For graduate and undergraduate students alike, real-world experiences are essential to the learning process. I talk a lot about my eCommunities course as an example. In the course, teams of 4 to 5 students work with small businesses, startups, or non-profit organization to design and implement their social media strategy. The summer 2012 and spring 2013 classes are fortunate enough to work with many exciting new startups featured on Barbara Corcoran’s Shark Tank series.
It’s amazing to pair students with real businesses. It’s a learning process for both the students and business owners.
It’s important to enable students to learn social media through experiencing it. Students experience the world of social media by managing the online presence for their assigned business client. They learn how to manage the client relationship and ensure that the client is clear on the objectives for the business. Student teams work to refine the objectives with the client based on the target audience and implement a strategy using various social media platforms.

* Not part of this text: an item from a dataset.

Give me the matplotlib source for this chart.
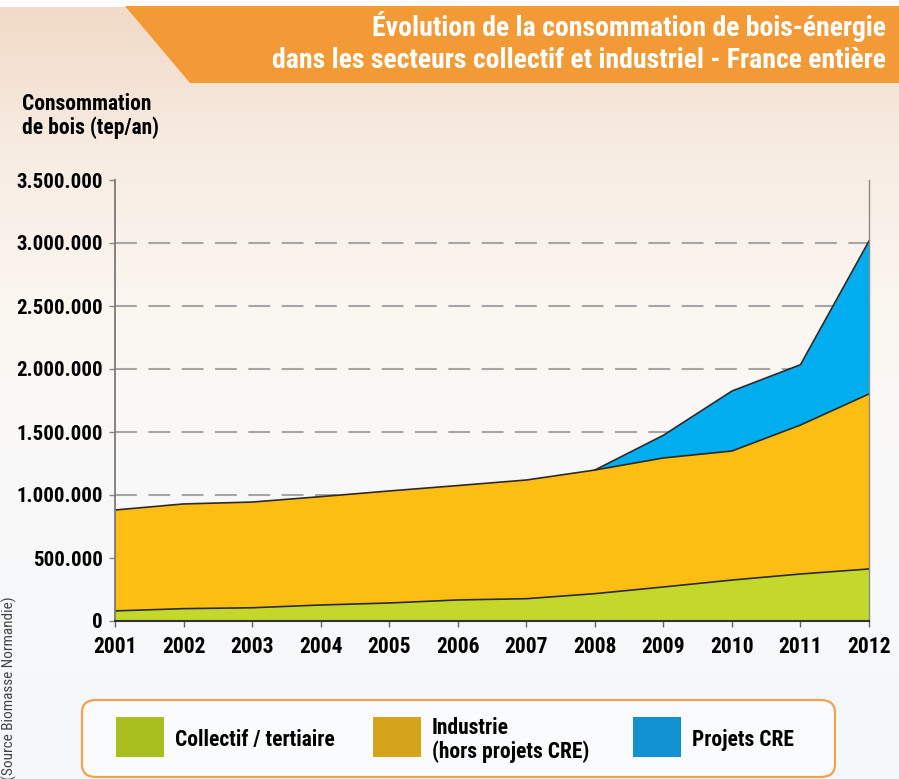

This works well as a semester long project. However, measuring the impact of the changes proposed and implemented by the student teams is more difficult to measure. This goes beyond ROI, but more towards having a better understanding of cause and effect in social media. During the course of the project the clients give feedback to students on their performance as do I. However, the feedback from the community to various campaigns, interventions, and experiments is the ultimate response.
To have a better understanding of the cause and effect, I’m revising the course to be not only experiential but experimental. Student teams will be charged with implementing 5 experiments for 5 to 7 days for $500 or less. This approach lends itself to measuring outcomes. It also provides students with the time necessary to implement a single experiment at one time. I’ve adapted this idea from Erik Brynjolfsson who promotes an evidence based culture in business decision making. I hope to write more on the outcomes of this approach at the end of the spring 2013 semester.